La leggenda di Antonio Salieri che avvelena per invidia il giovane genio Mozart rivive nella versione registica di Ferdinando Bruni e Francesco Frongia: Amadeus esalta la forza drammaturgica dell’opera di Peter Shaffer – resa celebre dal film di Miloš Forman, vincitore di otto premi Oscar – trasformandola in un capriccio sontuoso e allucinato, un sogno che lentamente si trasfigura nei contorni inquieti di un incubo.
Il compositore legnaghese Antonio Salieri è un uomo pio e generoso, un musicista stimato e famoso, ma Dio ha scelto di far sentire la sua voce nel mondo attraverso quella di un ragazzo scapestrato e irriverente: Wolfgang Amadeus Mozart. Shaffer costruisce un apologo sull’invidia, ma anche sull’ammirazione mista a sgomento che ci prende al cospetto di un genio che supera i confini ordinari del talento.
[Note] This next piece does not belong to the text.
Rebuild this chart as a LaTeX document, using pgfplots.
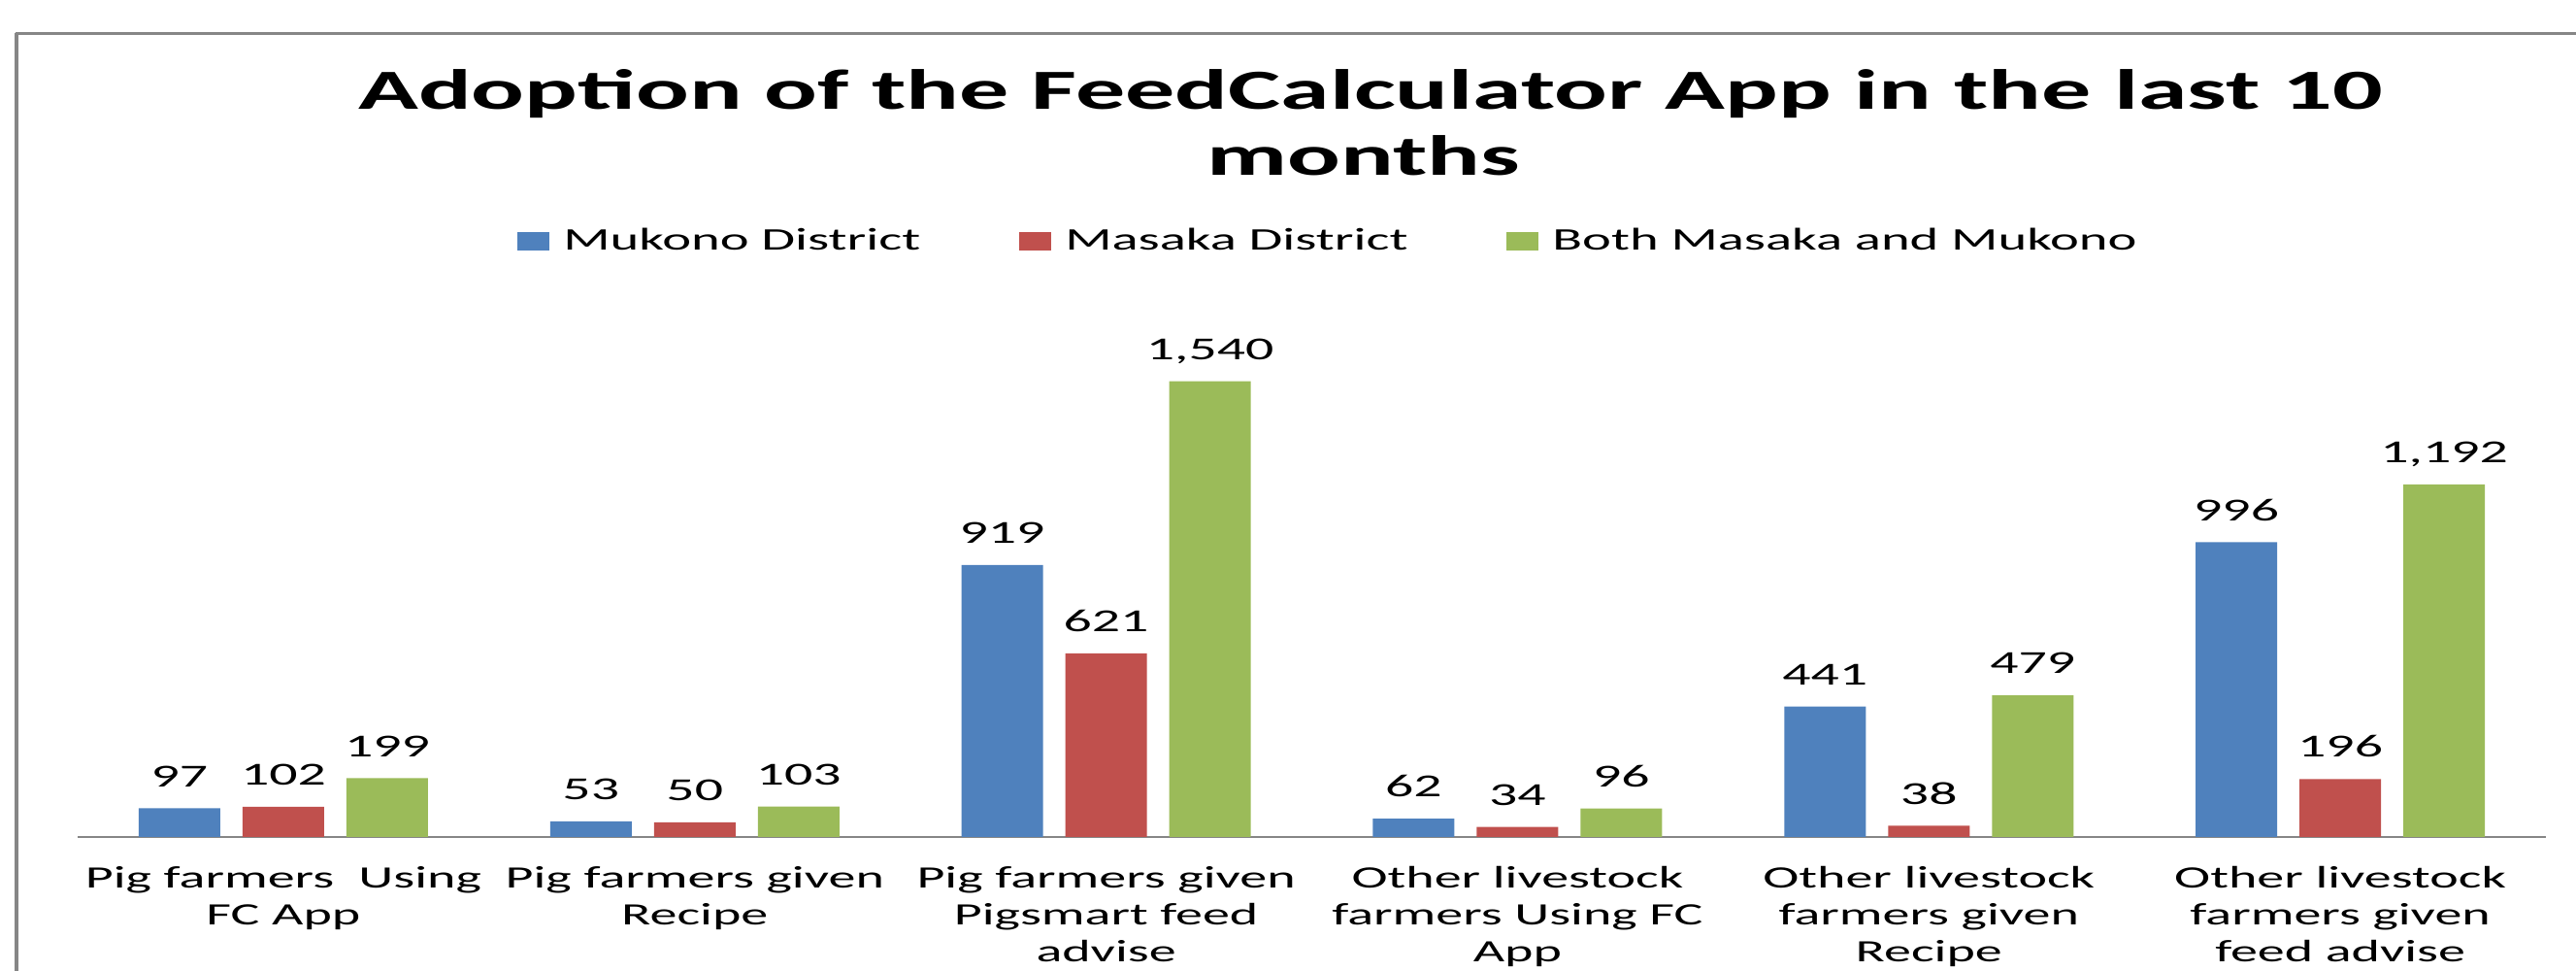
\documentclass[border=0pt]{standalone}
\usepackage{fontspec}
\setmainfont{Carlito}[FakeStretch=1.75]
\usepackage{pgfplots}
\pgfplotsset{compat=1.18}
\definecolor{cblue}{HTML}{4F81BD}
\definecolor{cred}{HTML}{C0504D}
\definecolor{cgreen}{HTML}{9BBB59}
\definecolor{framegray}{HTML}{868686}
\begin{document}
\begin{tikzpicture}
\begin{scope}[x=0.3pt,y=0.3pt]
\path[use as bounding box] (0,0) rectangle (2654,1000);
\draw[framegray, line width=1.2pt] (17,-20) -- (17,965.5);
\draw[framegray, line width=0.7pt] (16,965.5) -- (2700,965.5);
\node[font=\fontsize{17.5}{20}\selectfont\bfseries, anchor=base, inner sep=0pt] at (1412,887) {Adoption of the FeedCalculator App in the last 10};
\node[font=\fontsize{17.5}{20}\selectfont\bfseries, anchor=base, inner sep=0pt] at (1405,819) {months};
\end{scope}
\begin{axis}[
  at={(24pt,41.4pt)}, anchor=south west,
  scale only axis, width=762.9pt, height=164.55pt,
  xmin=-0.5, xmax=5.5, ymin=0, ymax=1800,
  axis x line*=bottom, axis y line=none,
  x axis line style={draw=framegray, line width=0.6pt},
  ytick=\empty,
  xtick={0,1,2,3,4,5},
  xticklabels={{Pig farmers\ \ Using\\FC App},{Pig farmers given\\Recipe},{Pig farmers given\\Pigsmart feed\\advise},{Other livestock\\farmers Using FC\\App},{Other livestock\\farmers given\\Recipe},{Other livestock\\farmers given\\feed advise}},
  major tick length=0pt, xtick style={draw=none},
  xticklabel style={font=\fontsize{9.6}{11.3}\selectfont, align=center, anchor=north, inner sep=0pt, yshift=-9.0pt, text=black},
  ybar=6.9pt, bar width=25.2pt,
  enlargelimits=false, clip=false,
  nodes near coords,
  every node near coord/.append style={font=\fontsize{9.9}{12}\selectfont, text depth=0pt, inner sep=0pt, yshift=6.5pt, text=black},
  /pgf/number format/1000 sep={,},
  /pgf/number format/assume math mode=true,
  legend columns=3,
  legend cell align=left,
  legend image code/.code={\fill[#1] (0pt,0pt) rectangle (9.9pt,5.5pt);},
  legend style={draw=none, fill=none, at={(0.178,1.1176)}, anchor=west, inner sep=0pt,
    font=\fontsize{9.7}{11}\selectfont,
    nodes={inner sep=0pt, anchor=base west},
    /tikz/every odd column/.append style={column sep=4.2pt},
    /tikz/every even column/.append style={column sep=30.6pt}},
]
\addplot[fill=cblue, draw=none] coordinates {(0,97) (1,53) (2,919) (3,62) (4,441) (5,996)};
\addplot[fill=cred, draw=none] coordinates {(0,102) (1,50) (2,621) (3,34) (4,38) (5,196)};
\addplot[fill=cgreen, draw=none] coordinates {(0,199) (1,103) (2,1540) (3,96) (4,479) (5,1192)};
\legend{Mukono District, Masaka District, Both Masaka and Mukono}
\end{axis}
\end{tikzpicture}
\end{document}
La scena immaginata da Bruni/Frongia è un salone che il delirio di Salieri trasforma in labirinto; il ritratto di un passato non più ricomponibile attraverso la ragione, dal quale i personaggi emergono come marionette, vestite dagli abiti di un Settecento immaginario creato dallo stilista e costumista italiano Antonio Marras, sullo sfondo delle proiezioni fantasmagoriche di una lanterna magica.
Debuttato al National Theatre di Londra nel 1979, Amadeus ottenne un successo immediato, confermato a Broadway con tre Tony Award, tra cui miglior spettacolo, miglior regia (Peter Hall) e miglior attore (Ian McKellen).